Task brief:
Below are some entries. Copy each line that holds the string "this".

# START OF Data excerpts

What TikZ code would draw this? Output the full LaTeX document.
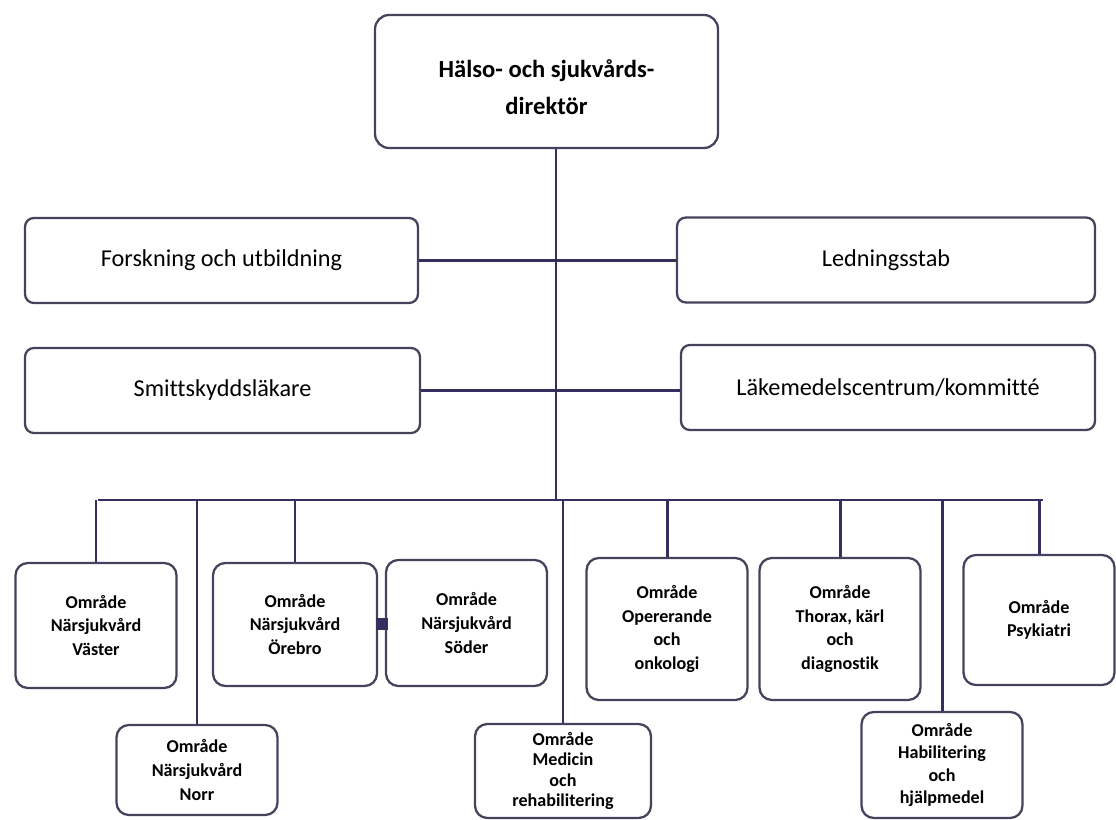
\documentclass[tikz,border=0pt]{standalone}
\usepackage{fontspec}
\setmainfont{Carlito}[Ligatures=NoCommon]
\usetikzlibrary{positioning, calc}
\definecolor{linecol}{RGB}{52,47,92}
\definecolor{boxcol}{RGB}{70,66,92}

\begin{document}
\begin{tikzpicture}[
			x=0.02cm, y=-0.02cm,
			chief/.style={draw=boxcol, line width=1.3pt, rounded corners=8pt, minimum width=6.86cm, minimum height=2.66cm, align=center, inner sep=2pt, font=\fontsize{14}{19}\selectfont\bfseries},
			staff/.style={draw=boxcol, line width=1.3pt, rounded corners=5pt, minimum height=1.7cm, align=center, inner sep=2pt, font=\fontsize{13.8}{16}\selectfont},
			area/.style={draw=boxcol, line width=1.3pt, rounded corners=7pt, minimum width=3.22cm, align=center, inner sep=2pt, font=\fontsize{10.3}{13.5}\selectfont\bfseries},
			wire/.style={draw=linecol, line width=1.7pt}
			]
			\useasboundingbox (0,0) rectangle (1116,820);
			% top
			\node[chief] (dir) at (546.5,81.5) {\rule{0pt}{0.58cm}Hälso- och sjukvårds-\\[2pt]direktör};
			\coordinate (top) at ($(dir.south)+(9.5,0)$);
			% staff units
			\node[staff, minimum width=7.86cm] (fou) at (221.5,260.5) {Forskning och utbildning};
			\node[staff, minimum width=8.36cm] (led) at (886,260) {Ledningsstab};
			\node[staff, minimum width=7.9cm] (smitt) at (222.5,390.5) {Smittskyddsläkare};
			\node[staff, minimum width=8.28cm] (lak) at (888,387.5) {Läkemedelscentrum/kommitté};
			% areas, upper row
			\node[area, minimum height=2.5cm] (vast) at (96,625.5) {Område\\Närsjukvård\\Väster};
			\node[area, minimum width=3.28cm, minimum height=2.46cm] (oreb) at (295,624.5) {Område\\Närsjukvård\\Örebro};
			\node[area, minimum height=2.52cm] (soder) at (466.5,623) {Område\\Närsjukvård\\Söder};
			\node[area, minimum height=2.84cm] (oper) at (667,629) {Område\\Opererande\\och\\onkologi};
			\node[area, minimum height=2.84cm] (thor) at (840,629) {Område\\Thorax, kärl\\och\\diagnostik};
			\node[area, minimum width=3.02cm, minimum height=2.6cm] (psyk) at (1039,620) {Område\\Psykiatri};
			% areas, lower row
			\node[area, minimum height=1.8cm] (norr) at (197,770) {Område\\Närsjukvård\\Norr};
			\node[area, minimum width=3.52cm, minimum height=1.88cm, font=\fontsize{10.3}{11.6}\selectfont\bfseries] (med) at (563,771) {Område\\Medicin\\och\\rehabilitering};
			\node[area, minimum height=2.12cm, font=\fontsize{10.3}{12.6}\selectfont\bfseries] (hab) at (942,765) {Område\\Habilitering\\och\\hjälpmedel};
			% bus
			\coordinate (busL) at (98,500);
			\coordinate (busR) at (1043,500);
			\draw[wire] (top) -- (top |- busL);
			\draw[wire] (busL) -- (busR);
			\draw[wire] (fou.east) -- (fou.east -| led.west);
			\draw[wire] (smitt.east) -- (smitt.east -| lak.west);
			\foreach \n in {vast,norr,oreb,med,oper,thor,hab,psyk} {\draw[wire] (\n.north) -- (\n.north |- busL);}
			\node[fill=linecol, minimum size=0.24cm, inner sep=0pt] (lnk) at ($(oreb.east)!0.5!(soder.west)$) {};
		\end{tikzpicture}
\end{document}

# END OF Data excerpts
# START OF Data excerpts

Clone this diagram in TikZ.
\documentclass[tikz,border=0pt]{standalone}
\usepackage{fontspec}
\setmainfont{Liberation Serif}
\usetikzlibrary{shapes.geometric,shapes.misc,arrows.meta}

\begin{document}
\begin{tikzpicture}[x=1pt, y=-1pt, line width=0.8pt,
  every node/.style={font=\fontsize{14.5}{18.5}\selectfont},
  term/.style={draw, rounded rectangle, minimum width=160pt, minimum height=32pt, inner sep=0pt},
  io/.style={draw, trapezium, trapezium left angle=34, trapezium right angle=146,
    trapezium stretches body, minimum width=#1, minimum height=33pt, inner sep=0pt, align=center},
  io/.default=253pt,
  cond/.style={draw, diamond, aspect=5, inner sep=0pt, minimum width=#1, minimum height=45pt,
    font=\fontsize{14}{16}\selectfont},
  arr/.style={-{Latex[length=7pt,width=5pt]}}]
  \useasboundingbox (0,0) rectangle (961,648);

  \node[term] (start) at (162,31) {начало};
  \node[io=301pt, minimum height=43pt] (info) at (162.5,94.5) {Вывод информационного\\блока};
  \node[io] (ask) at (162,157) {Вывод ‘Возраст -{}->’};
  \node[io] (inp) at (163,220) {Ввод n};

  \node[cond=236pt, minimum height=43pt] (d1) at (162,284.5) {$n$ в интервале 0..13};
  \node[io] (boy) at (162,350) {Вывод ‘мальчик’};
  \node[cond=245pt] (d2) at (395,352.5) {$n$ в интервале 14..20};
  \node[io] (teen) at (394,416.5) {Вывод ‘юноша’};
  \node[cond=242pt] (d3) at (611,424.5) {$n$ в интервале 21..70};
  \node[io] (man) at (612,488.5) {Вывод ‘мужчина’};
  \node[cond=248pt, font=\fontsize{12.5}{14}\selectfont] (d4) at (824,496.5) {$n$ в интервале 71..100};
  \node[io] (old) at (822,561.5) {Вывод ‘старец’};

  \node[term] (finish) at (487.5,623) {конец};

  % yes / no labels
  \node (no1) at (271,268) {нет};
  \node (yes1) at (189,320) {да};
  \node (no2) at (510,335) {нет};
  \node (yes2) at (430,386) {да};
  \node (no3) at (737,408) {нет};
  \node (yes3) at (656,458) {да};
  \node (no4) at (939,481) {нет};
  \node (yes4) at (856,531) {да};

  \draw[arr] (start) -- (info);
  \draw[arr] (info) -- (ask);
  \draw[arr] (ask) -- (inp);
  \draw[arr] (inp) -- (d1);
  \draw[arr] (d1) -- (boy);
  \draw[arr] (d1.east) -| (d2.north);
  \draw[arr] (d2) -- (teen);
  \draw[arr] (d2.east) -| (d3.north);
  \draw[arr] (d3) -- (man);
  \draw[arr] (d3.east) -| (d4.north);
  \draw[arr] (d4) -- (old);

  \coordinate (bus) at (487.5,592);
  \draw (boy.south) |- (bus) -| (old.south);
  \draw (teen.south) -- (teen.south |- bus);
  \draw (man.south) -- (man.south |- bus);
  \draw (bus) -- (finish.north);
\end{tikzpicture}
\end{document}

# END OF Data excerpts

Exercise response:
What TikZ code would draw this? Output the full LaTeX document.
Clone this diagram in TikZ.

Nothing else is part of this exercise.